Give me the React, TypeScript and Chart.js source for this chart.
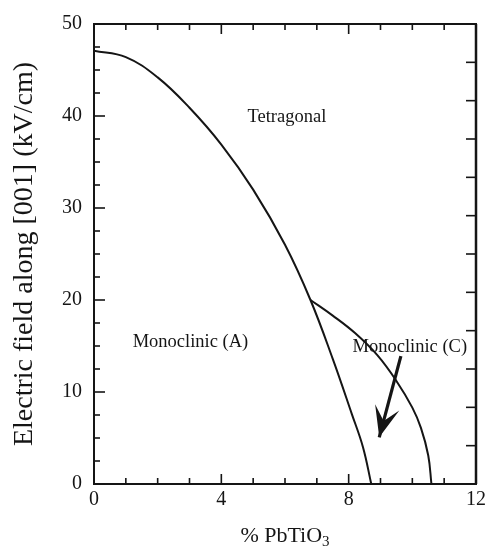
import React, { useEffect, useRef } from "react";
import { Chart, registerables } from "chart.js";

Chart.register(...registerables);

// ---- data ----
const X_MIN = 0;
const X_MAX = 12;
const Y_MIN = 0;
const Y_MAX = 50;
const X_LABEL_STEP = 4;
const Y_LABEL_STEP = 10;
const X_MINOR_STEP = 1;
const Y_MINOR_STEP = 2.5;
const RIGHT_DIVISIONS = 12;

// boundary between Monoclinic (A) and Tetragonal / Monoclinic (C)
const boundaryAX = [0, 1, 2, 3, 4, 5, 6, 6.8, 7.5, 8.1, 8.45, 8.71];
const boundaryAY = [47.1, 46.4, 44.2, 40.9, 36.9, 32.0, 26.0, 20.0, 13.6, 7.6, 4.0, 0];

// boundary between Tetragonal and Monoclinic (C)
const boundaryCX = [6.8, 7.5, 8.2, 8.9, 9.5, 10.0, 10.27, 10.5, 10.6];
const boundaryCY = [20.0, 18.3, 16.4, 14.0, 11.2, 8.3, 6.1, 3.1, 0];

// arrow from the "Monoclinic (C)" label into its region
const arrowX = [9.64, 8.96];
const arrowY = [13.9, 5.07];

const regionLabels = ["Tetragonal", "Monoclinic (A)", "Monoclinic (C)"];
const regionX = [6.06, 3.03, 9.92];
const regionY = [39.35, 14.9, 14.4];

const xTitleMain = "% PbTiO";
const xTitleSub = "3";
const yTitle = "Electric field along [001] (kV/cm)";

const FONT = "'Liberation Serif', 'Times New Roman', serif";
const INK = "#151515";

const decorPlugin = {
  id: "decor",
  afterDraw(chart: any) {
    const { ctx, chartArea } = chart;
    const xs = chart.scales.x;
    const ys = chart.scales.y;
    const { left, right, top, bottom } = chartArea;
    ctx.save();
    ctx.strokeStyle = INK;
    ctx.fillStyle = INK;

    // frame
    ctx.lineWidth = 2;
    ctx.strokeRect(left, top, right - left, bottom - top);
    ctx.lineWidth = 2.5;
    ctx.beginPath();
    ctx.moveTo(right, top);
    ctx.lineTo(right, bottom);
    ctx.stroke();

    // x ticks (bottom and top, inward)
    ctx.lineWidth = 1.6;
    for (let v = X_MIN; v <= X_MAX + 1e-9; v += X_MINOR_STEP) {
      const px = xs.getPixelForValue(v);
      const major = Math.abs(v / X_LABEL_STEP - Math.round(v / X_LABEL_STEP)) < 1e-6;
      const len = major ? 10 : 6;
      ctx.beginPath();
      ctx.moveTo(px, bottom);
      ctx.lineTo(px, bottom - len);
      ctx.moveTo(px, top);
      ctx.lineTo(px, top + len);
      ctx.stroke();
    }
    // left y ticks
    for (let v = Y_MIN; v <= Y_MAX + 1e-9; v += Y_MINOR_STEP) {
      const py = ys.getPixelForValue(v);
      const major = Math.abs(v / Y_LABEL_STEP - Math.round(v / Y_LABEL_STEP)) < 1e-6;
      const len = major ? 11 : 6;
      ctx.beginPath();
      ctx.moveTo(left, py);
      ctx.lineTo(left + len, py);
      ctx.stroke();
    }
    // right ticks
    for (let i = 0; i <= RIGHT_DIVISIONS; i++) {
      const v = Y_MIN + ((Y_MAX - Y_MIN) * i) / RIGHT_DIVISIONS;
      const py = ys.getPixelForValue(v);
      ctx.beginPath();
      ctx.moveTo(right, py);
      ctx.lineTo(right - 10, py);
      ctx.stroke();
    }

    // arrow head
    const tx = xs.getPixelForValue(arrowX[1]);
    const ty = ys.getPixelForValue(arrowY[1]);
    const sx = xs.getPixelForValue(arrowX[0]);
    const sy = ys.getPixelForValue(arrowY[0]);
    const dx = tx - sx;
    const dy = ty - sy;
    const L = Math.hypot(dx, dy);
    const ux = dx / L;
    const uy = dy / L;
    const nx = -uy;
    const ny = ux;
    const headLen = 31;
    const halfW = 12.5;
    const notch = 17;
    ctx.beginPath();
    ctx.moveTo(tx, ty);
    ctx.lineTo(tx - ux * headLen + nx * halfW, ty - uy * headLen + ny * halfW);
    ctx.lineTo(tx - ux * notch, ty - uy * notch);
    ctx.lineTo(tx - ux * headLen - nx * halfW, ty - uy * headLen - ny * halfW);
    ctx.closePath();
    ctx.fill();

    // region labels
    ctx.font = `18.5px ${FONT}`;
    ctx.textAlign = "center";
    ctx.textBaseline = "alphabetic";
    regionLabels.forEach((t, i) => {
      ctx.fillText(t, xs.getPixelForValue(regionX[i]), ys.getPixelForValue(regionY[i]));
    });

    // x title with subscript
    const cx = (left + right) / 2;
    ctx.font = `22px ${FONT}`;
    const wMain = ctx.measureText(xTitleMain).width;
    ctx.font = `15px ${FONT}`;
    const wSub = ctx.measureText(xTitleSub).width;
    const startX = cx - (wMain + wSub) / 2;
    ctx.textAlign = "left";
    ctx.font = `22px ${FONT}`;
    ctx.fillText(xTitleMain, startX, 542);
    ctx.font = `15px ${FONT}`;
    ctx.fillText(xTitleSub, startX + wMain, 546);

    // y title
    ctx.font = `28px ${FONT}`;
    ctx.textAlign = "center";
    ctx.translate(32, (top + bottom) / 2);
    ctx.rotate(-Math.PI / 2);
    ctx.fillText(yTitle, 0, 0);
    ctx.restore();
  },
};

export default function App() {
  const canvasRef = useRef<HTMLCanvasElement | null>(null);

  useEffect(() => {
    document.body.style.margin = "0";
    const canvas = canvasRef.current;
    if (!canvas) return;
    const lineStyle = {
      borderColor: INK,
      borderWidth: 2,
      pointRadius: 0,
      fill: false,
      tension: 0.4,
    };
    const chart = new Chart(canvas, {
      type: "line",
      data: {
        datasets: [
          {
            ...lineStyle,
            label: "M_A boundary",
            data: boundaryAX.map((x, i) => ({ x, y: boundaryAY[i] })),
          },
          {
            ...lineStyle,
            label: "M_C boundary",
            data: boundaryCX.map((x, i) => ({ x, y: boundaryCY[i] })),
          },
          {
            label: "arrow",
            borderColor: INK,
            borderWidth: 3.2,
            pointRadius: 0,
            fill: false,
            tension: 0,
            data: arrowX.map((x, i) => ({ x, y: arrowY[i] })),
          },
        ],
      },
      options: {
        animation: false,
        responsive: false,
        devicePixelRatio: 1,
        layout: { padding: { top: 24, right: 12, left: 0, bottom: 0 } },
        plugins: {
          legend: { display: false },
          tooltip: { enabled: false },
        },
        scales: {
          x: {
            type: "linear",
            min: X_MIN,
            max: X_MAX,
            grid: { display: false, drawTicks: false },
            border: { display: false },
            ticks: {
              stepSize: X_LABEL_STEP,
              color: INK,
              padding: 4,
              font: { family: FONT, size: 20 },
            },
            afterFit(scale: any) {
              scale.height = 67;
            },
          },
          y: {
            type: "linear",
            min: Y_MIN,
            max: Y_MAX,
            grid: { display: false, drawTicks: false },
            border: { display: false },
            ticks: {
              stepSize: Y_LABEL_STEP,
              color: INK,
              padding: 12,
              font: { family: FONT, size: 20 },
            },
            afterFit(scale: any) {
              scale.width = 94;
            },
          },
        },
      },
      plugins: [decorPlugin],
    });
    return () => chart.destroy();
  }, []);

  return (
    <div style={{ width: 490, height: 551, background: "#fff" }}>
      <canvas ref={canvasRef} width={490} height={551} style={{ display: "block" }} />
    </div>
  );
}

■ ■ ■ ■ ■ ■ ■

To do —
Quote each line of the listing exactly, but leave the pictures out.

Result —
Give me the React, TypeScript and Chart.js source for this chart.
import React, { useEffect, useRef } from "react";
import { Chart, registerables } from "chart.js";

Chart.register(...registerables);

// ---- data ----
const X_MIN = 0;
const X_MAX = 12;
const Y_MIN = 0;
const Y_MAX = 50;
const X_LABEL_STEP = 4;
const Y_LABEL_STEP = 10;
const X_MINOR_STEP = 1;
const Y_MINOR_STEP = 2.5;
const RIGHT_DIVISIONS = 12;

// boundary between Monoclinic (A) and Tetragonal / Monoclinic (C)
const boundaryAX = [0, 1, 2, 3, 4, 5, 6, 6.8, 7.5, 8.1, 8.45, 8.71];
const boundaryAY = [47.1, 46.4, 44.2, 40.9, 36.9, 32.0, 26.0, 20.0, 13.6, 7.6, 4.0, 0];

// boundary between Tetragonal and Monoclinic (C)
const boundaryCX = [6.8, 7.5, 8.2, 8.9, 9.5, 10.0, 10.27, 10.5, 10.6];
const boundaryCY = [20.0, 18.3, 16.4, 14.0, 11.2, 8.3, 6.1, 3.1, 0];

// arrow from the "Monoclinic (C)" label into its region
const arrowX = [9.64, 8.96];
const arrowY = [13.9, 5.07];

const regionLabels = ["Tetragonal", "Monoclinic (A)", "Monoclinic (C)"];
const regionX = [6.06, 3.03, 9.92];
const regionY = [39.35, 14.9, 14.4];

const xTitleMain = "% PbTiO";
const xTitleSub = "3";
const yTitle = "Electric field along [001] (kV/cm)";

const FONT = "'Liberation Serif', 'Times New Roman', serif";
const INK = "#151515";

const decorPlugin = {
  id: "decor",
  afterDraw(chart: any) {
    const { ctx, chartArea } = chart;
    const xs = chart.scales.x;
    const ys = chart.scales.y;
    const { left, right, top, bottom } = chartArea;
    ctx.save();
    ctx.strokeStyle = INK;
    ctx.fillStyle = INK;

    // frame
    ctx.lineWidth = 2;
    ctx.strokeRect(left, top, right - left, bottom - top);
    ctx.lineWidth = 2.5;
    ctx.beginPath();
    ctx.moveTo(right, top);
    ctx.lineTo(right, bottom);
    ctx.stroke();

    // x ticks (bottom and top, inward)
    ctx.lineWidth = 1.6;
    for (let v = X_MIN; v <= X_MAX + 1e-9; v += X_MINOR_STEP) {
      const px = xs.getPixelForValue(v);
      const major = Math.abs(v / X_LABEL_STEP - Math.round(v / X_LABEL_STEP)) < 1e-6;
      const len = major ? 10 : 6;
      ctx.beginPath();
      ctx.moveTo(px, bottom);
      ctx.lineTo(px, bottom - len);
      ctx.moveTo(px, top);
      ctx.lineTo(px, top + len);
      ctx.stroke();
    }
    // left y ticks
    for (let v = Y_MIN; v <= Y_MAX + 1e-9; v += Y_MINOR_STEP) {
      const py = ys.getPixelForValue(v);
      const major = Math.abs(v / Y_LABEL_STEP - Math.round(v / Y_LABEL_STEP)) < 1e-6;
      const len = major ? 11 : 6;
      ctx.beginPath();
      ctx.moveTo(left, py);
      ctx.lineTo(left + len, py);
      ctx.stroke();
    }
    // right ticks
    for (let i = 0; i <= RIGHT_DIVISIONS; i++) {
      const v = Y_MIN + ((Y_MAX - Y_MIN) * i) / RIGHT_DIVISIONS;
      const py = ys.getPixelForValue(v);
      ctx.beginPath();
      ctx.moveTo(right, py);
      ctx.lineTo(right - 10, py);
      ctx.stroke();
    }

    // arrow head
    const tx = xs.getPixelForValue(arrowX[1]);
    const ty = ys.getPixelForValue(arrowY[1]);
    const sx = xs.getPixelForValue(arrowX[0]);
    const sy = ys.getPixelForValue(arrowY[0]);
    const dx = tx - sx;
    const dy = ty - sy;
    const L = Math.hypot(dx, dy);
    const ux = dx / L;
    const uy = dy / L;
    const nx = -uy;
    const ny = ux;
    const headLen = 31;
    const halfW = 12.5;
    const notch = 17;
    ctx.beginPath();
    ctx.moveTo(tx, ty);
    ctx.lineTo(tx - ux * headLen + nx * halfW, ty - uy * headLen + ny * halfW);
    ctx.lineTo(tx - ux * notch, ty - uy * notch);
    ctx.lineTo(tx - ux * headLen - nx * halfW, ty - uy * headLen - ny * halfW);
    ctx.closePath();
    ctx.fill();

    // region labels
    ctx.font = `18.5px ${FONT}`;
    ctx.textAlign = "center";
    ctx.textBaseline = "alphabetic";
    regionLabels.forEach((t, i) => {
      ctx.fillText(t, xs.getPixelForValue(regionX[i]), ys.getPixelForValue(regionY[i]));
    });

    // x title with subscript
    const cx = (left + right) / 2;
    ctx.font = `22px ${FONT}`;
    const wMain = ctx.measureText(xTitleMain).width;
    ctx.font = `15px ${FONT}`;
    const wSub = ctx.measureText(xTitleSub).width;
    const startX = cx - (wMain + wSub) / 2;
    ctx.textAlign = "left";
    ctx.font = `22px ${FONT}`;
    ctx.fillText(xTitleMain, startX, 542);
    ctx.font = `15px ${FONT}`;
    ctx.fillText(xTitleSub, startX + wMain, 546);

    // y title
    ctx.font = `28px ${FONT}`;
    ctx.textAlign = "center";
    ctx.translate(32, (top + bottom) / 2);
    ctx.rotate(-Math.PI / 2);
    ctx.fillText(yTitle, 0, 0);
    ctx.restore();
  },
};

export default function App() {
  const canvasRef = useRef<HTMLCanvasElement | null>(null);

  useEffect(() => {
    document.body.style.margin = "0";
    const canvas = canvasRef.current;
    if (!canvas) return;
    const lineStyle = {
      borderColor: INK,
      borderWidth: 2,
      pointRadius: 0,
      fill: false,
      tension: 0.4,
    };
    const chart = new Chart(canvas, {
      type: "line",
      data: {
        datasets: [
          {
            ...lineStyle,
            label: "M_A boundary",
            data: boundaryAX.map((x, i) => ({ x, y: boundaryAY[i] })),
          },
          {
            ...lineStyle,
            label: "M_C boundary",
            data: boundaryCX.map((x, i) => ({ x, y: boundaryCY[i] })),
          },
          {
            label: "arrow",
            borderColor: INK,
            borderWidth: 3.2,
            pointRadius: 0,
            fill: false,
            tension: 0,
            data: arrowX.map((x, i) => ({ x, y: arrowY[i] })),
          },
        ],
      },
      options: {
        animation: false,
        responsive: false,
        devicePixelRatio: 1,
        layout: { padding: { top: 24, right: 12, left: 0, bottom: 0 } },
        plugins: {
          legend: { display: false },
          tooltip: { enabled: false },
        },
        scales: {
          x: {
            type: "linear",
            min: X_MIN,
            max: X_MAX,
            grid: { display: false, drawTicks: false },
            border: { display: false },
            ticks: {
              stepSize: X_LABEL_STEP,
              color: INK,
              padding: 4,
              font: { family: FONT, size: 20 },
            },
            afterFit(scale: any) {
              scale.height = 67;
            },
          },
          y: {
            type: "linear",
            min: Y_MIN,
            max: Y_MAX,
            grid: { display: false, drawTicks: false },
            border: { display: false },
            ticks: {
              stepSize: Y_LABEL_STEP,
              color: INK,
              padding: 12,
              font: { family: FONT, size: 20 },
            },
            afterFit(scale: any) {
              scale.width = 94;
            },
          },
        },
      },
      plugins: [decorPlugin],
    });
    return () => chart.destroy();
  }, []);

  return (
    <div style={{ width: 490, height: 551, background: "#fff" }}>
      <canvas ref={canvasRef} width={490} height={551} style={{ display: "block" }} />
    </div>
  );
}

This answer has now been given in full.